As they are two of world football's greatest powers, and rivals of England in the World Cup next year, the prospect of being able to watch Germany and Argentina would seem to be a vital part of Sven Goran Eriksson's preparations for next summer.

As they are two of world football's greatest powers, and rivals of England in the World Cup next year, the prospect of being able to watch Germany and Argentina would seem to be a vital part of Sven Goran Eriksson's preparations for next summer.

However, while the World Cup hosts and South America's pre-eminent team played a Confederations Cup match in Nuremberg last night, England's Swedish coach was not among the managers and scouts who traditionally flock to this summer competition. Instead, Eriksson was on holiday.

The 57-year-old was photographed relaxing on his yacht off the coast of Sicily with his partner Nancy Dell'Olio, and the pictures suggested that any thought of Brazil's new-look strike force or Germany's re-tuned midfield were far from his mind. As the FA was hit by the former secretary Faria Alam's allegations of sexual harassment against executive director David Davies, Eriksson might have considered it politic to be as far away from football as possible.

While his former lover made the allegations at an employment tribunal, Eriksson was missing the chance to watch teams he may have to beat next summer. On Sunday, Mexico - ranked sixth in the world and a good outside bet for the World Cup - beat Brazil 1-0, but Eriksson was not there.

With a schedule that is hardly demanding compared to the average Premiership manager, there have been suggestions that Eriksson, whose last competitive game was the 3-0 March defeat of Azerbaijan in Newcastle, should have interrupted his summer schedule for the Confederations' Cup. After all, his next England match is not until 17 August, for the friendly against Denmark.

Following that he has World Cup qualifiers against Wales on 3 September, Northern Ireland four days later and Austria on 8 October. The match against Poland at Old Trafford on 12 October looks likely to decide which nation qualifies automatically for the World Cup and which faces a play-off.

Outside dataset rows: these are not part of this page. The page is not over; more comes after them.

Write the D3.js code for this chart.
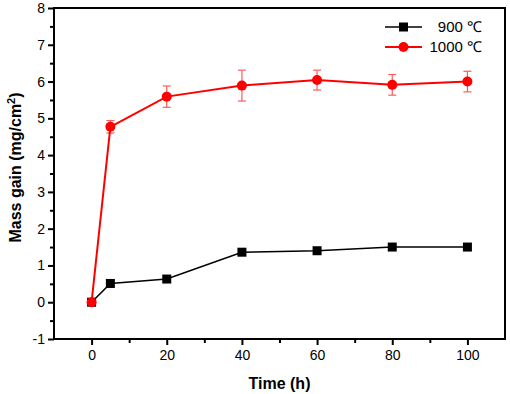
<!DOCTYPE html>
<html><head><meta charset="utf-8">
<script src="https://cdn.jsdelivr.net/npm/d3@7"></script>
<style>body{margin:0;background:#fff}svg{display:block}</style>
</head><body><svg id="c" width="510" height="394"></svg>
<script>
const times = [0, 5, 20, 40, 60, 80, 100];
const gain900 = [0, 0.51, 0.63, 1.36, 1.40, 1.50, 1.50];
const gain1000 = [0, 4.77, 5.59, 5.89, 6.04, 5.91, 6.00];
const err1000 = [0, 0.17, 0.29, 0.42, 0.27, 0.28, 0.28];
const xTicks = [0, 20, 40, 60, 80, 100];
const yTicks = [-1, 0, 1, 2, 3, 4, 5, 6, 7, 8];
const seriesNames = ["900 \u2103", "1000 \u2103"];

const svg = d3.select("#c");
const L = 54, R = 505, T = 8, B = 339;
const x = d3.scaleLinear().domain([-10, 110]).range([L, R]);
const y = d3.scaleLinear().domain([-1, 8]).range([B, T]);
const font = "Arial, 'Liberation Sans', sans-serif";
const fmt = d => String(d);

// frame
svg.append("rect").attr("x", L).attr("y", T).attr("width", R - L).attr("height", B - T)
  .attr("fill", "none").attr("stroke", "#000").attr("stroke-width", 2);

// x axis
const xa = svg.append("g").attr("transform", `translate(0,${B})`)
  .call(d3.axisBottom(x).tickValues(xTicks).tickSize(6).tickPadding(5).tickFormat(fmt));
xa.select(".domain").remove();
xa.selectAll("line").attr("stroke-width", 2);
xa.selectAll("text").attr("font-family", font).attr("font-size", 14).attr("fill", "#000");
svg.append("g").attr("transform", `translate(0,${B})`)
  .call(d3.axisBottom(x).tickValues(d3.range(10, 110, 20)).tickSize(4).tickFormat(""))
  .call(g => g.select(".domain").remove()).selectAll("line").attr("stroke-width", 2);

// y axis
const ya = svg.append("g").attr("transform", `translate(${L},0)`)
  .call(d3.axisLeft(y).tickValues(yTicks).tickSize(6).tickPadding(3).tickFormat(fmt));
ya.select(".domain").remove();
ya.selectAll("line").attr("stroke-width", 2);
ya.selectAll("text").attr("font-family", font).attr("font-size", 14).attr("fill", "#000");
svg.append("g").attr("transform", `translate(${L},0)`)
  .call(d3.axisLeft(y).tickValues(d3.range(-0.5, 8, 1)).tickSize(4).tickFormat(""))
  .call(g => g.select(".domain").remove()).selectAll("line").attr("stroke-width", 2);

// labels
svg.append("text").attr("x", (L + R) / 2).attr("y", 389).attr("text-anchor", "middle")
  .attr("font-family", font).attr("font-weight", "bold").attr("font-size", 16).text("Time (h)");
const yl = svg.append("text").attr("transform", `translate(21,${(T + B) / 2 - 6}) rotate(-90)`)
  .attr("text-anchor", "middle").attr("font-family", font).attr("font-weight", "bold").attr("font-size", 16);
yl.append("tspan").text("Mass gain (mg/cm");
yl.append("tspan").attr("dy", -6).attr("font-size", 11).text("2");
yl.append("tspan").attr("dy", 6).text(")");

const line = d3.line().x(d => x(d[0])).y(d => y(d[1]));
const d900 = times.map((t, i) => [t, gain900[i]]);
const d1000 = times.map((t, i) => [t, gain1000[i], err1000[i]]);

// 900 series
svg.append("path").datum(d900).attr("d", line).attr("fill", "none").attr("stroke", "#000").attr("stroke-width", 1.6);
svg.selectAll(".sq").data(d900).enter().append("rect")
  .attr("x", d => x(d[0]) - 4.5).attr("y", d => y(d[1]) - 4.5).attr("width", 9).attr("height", 9).attr("fill", "#000");

// 1000 error bars
const eb = svg.selectAll(".eb").data(d1000.filter(d => d[2] > 0)).enter().append("g")
  .attr("stroke", "#ff5a5a").attr("stroke-width", 1.2);
eb.append("line").attr("x1", d => x(d[0])).attr("x2", d => x(d[0])).attr("y1", d => y(d[1] + d[2])).attr("y2", d => y(d[1] - d[2]));
eb.append("line").attr("x1", d => x(d[0]) - 4).attr("x2", d => x(d[0]) + 4).attr("y1", d => y(d[1] + d[2])).attr("y2", d => y(d[1] + d[2]));
eb.append("line").attr("x1", d => x(d[0]) - 4).attr("x2", d => x(d[0]) + 4).attr("y1", d => y(d[1] - d[2])).attr("y2", d => y(d[1] - d[2]));

svg.append("path").datum(d1000).attr("d", line).attr("fill", "none").attr("stroke", "#ff0000").attr("stroke-width", 2);
svg.selectAll(".ci").data(d1000).enter().append("circle")
  .attr("cx", d => x(d[0])).attr("cy", d => y(d[1])).attr("r", 5).attr("fill", "#ff0000");

// legend
const lg = svg.append("g");
[["#000", "sq"], ["#ff0000", "ci"]].forEach((s, i) => {
  const yy = 27 + i * 20;
  lg.append("line").attr("x1", 385).attr("x2", 422).attr("y1", yy).attr("y2", yy)
    .attr("stroke", s[0]).attr("stroke-width", i ? 2 : 1.6);
  if (s[1] === "sq") lg.append("rect").attr("x", 399).attr("y", yy - 4.5).attr("width", 9).attr("height", 9).attr("fill", s[0]);
  else lg.append("circle").attr("cx", 403.5).attr("cy", yy).attr("r", 5).attr("fill", s[0]);
  lg.append("text").attr("x", 482).attr("y", yy + 5).attr("text-anchor", "end")
    .attr("font-family", font).attr("font-size", 15).text(seriesNames[i]);
});
</script></body></html>
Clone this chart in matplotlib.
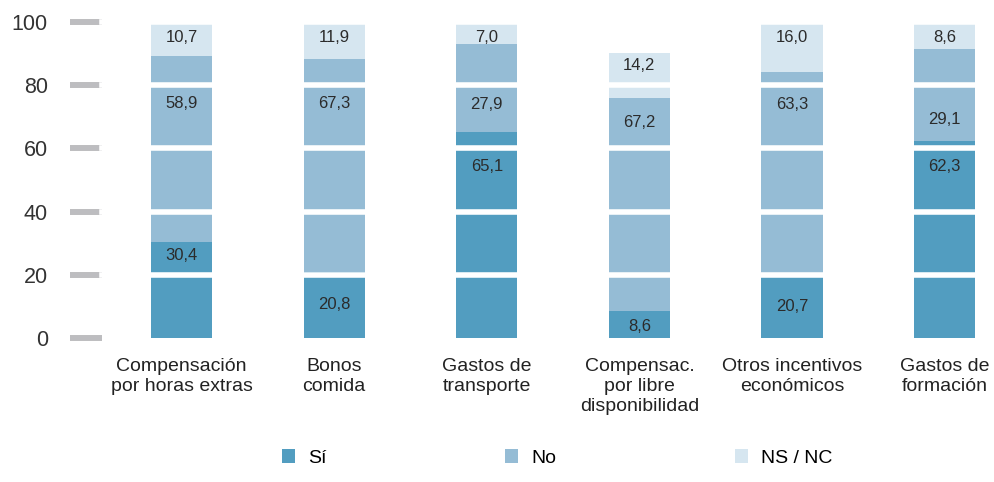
import matplotlib.pyplot as plt
import numpy as np

# Datos
categorias = ['Compensación\npor horas extras', 'Bonos\ncomida', 'Gastos de\ntransporte',
              'Compensac.\npor libre\ndisponibilidad', 'Otros incentivos\neconómicos',
              'Gastos de\nformación']
si = [30.4, 20.8, 65.1, 8.6, 20.7, 62.3]
no = [58.9, 67.3, 27.9, 67.2, 63.3, 29.1]
ns_nc = [10.7, 11.9, 7.0, 14.2, 16.0, 8.6]
series = ['Sí', 'No', 'NS / NC']

# Altura de cada etiqueta dentro de la barra
label_y = [
    [26.0, 10.8, 54.2, 3.6, 10.2, 54.2],
    [74.3, 74.3, 74.0, 68.1, 74.0, 69.2],
    [95.0, 95.0, 95.0, 86.1, 95.0, 95.0],
]

colores = ['#529dc0', '#95bcd5', '#d6e6f0']

plt.rcParams['font.family'] = ['Liberation Sans', 'DejaVu Sans']

fig = plt.figure(figsize=(9.95, 4.82), dpi=100)
ax = fig.add_axes([102 / 995, 143.7 / 482, 1 - 102 / 995, (460.3 - 143.7) / 482])

x = np.arange(len(categorias))
fondo = np.zeros(len(categorias))
for nombre, valores, color, ys in zip(series, [si, no, ns_nc], colores, label_y):
    ax.bar(x, valores, bottom=fondo, width=0.4, color=color, label=nombre, zorder=1)
    for xi, v, yi in zip(x, valores, ys):
        ax.text(xi, yi, f'{v:.1f}'.replace('.', ','), ha='center', va='center',
                fontsize=12, color='#2b2b2b', zorder=3)
    fondo = fondo + np.array(valores)

# Lineas blancas que cortan las barras
for g in [20, 40, 60, 80, 100]:
    ax.axhline(g, color='white', linewidth=4, zorder=2, clip_on=False)

ax.set_xlim(-0.521, 5.33)
ax.set_ylim(0, 100)
ax.set_yticks([0, 20, 40, 60, 80, 100])
ax.tick_params(axis='y', length=23, width=4.3, color='#bdbdc0', pad=16,
               labelsize=15.5, labelcolor='#333333')
ax.set_xticks(x)
ax.set_xticklabels(categorias, fontsize=14, color='#222222', linespacing=1.25)
ax.tick_params(axis='x', length=0, pad=14)
for s in ax.spines.values():
    s.set_visible(False)

fig.legend(loc='center left', bbox_to_anchor=(282 / 995, 1 - 458 / 482), ncol=3,
           frameon=False, fontsize=14, handlelength=0.67, handleheight=0.67,
           handletextpad=0.67, columnspacing=9.2, borderpad=0, borderaxespad=0)

fig.savefig('out.png', dpi=100)
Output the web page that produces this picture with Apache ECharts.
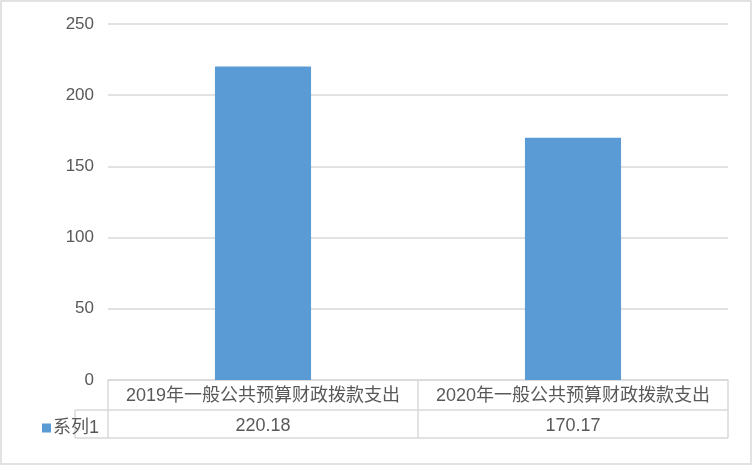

Eriksson has fought hard for his players not to have to play any matches beyond the end of May, and his end-of-season tour to the US for matches against the host nation and Colombia was judged a success. Sources at the Football Association have defended its £4.3m-a-year coach and pointed to the number of matches he attends in a normal season - 97 was the official FA total for 2003-04. They also suggest that the teams playing at the Confederations' Cup are largely experimental and that the true shape of the World Cup's big guns are not yet decided.

An FA spokesman said: "Subject to qualification, after the draw on 9 December Sven Goran Eriksson and his coaching staff will watch any prospective opponents. He will be watching them as they prepare for the big tournaments. Every Confederations' Cup game will also be scouted."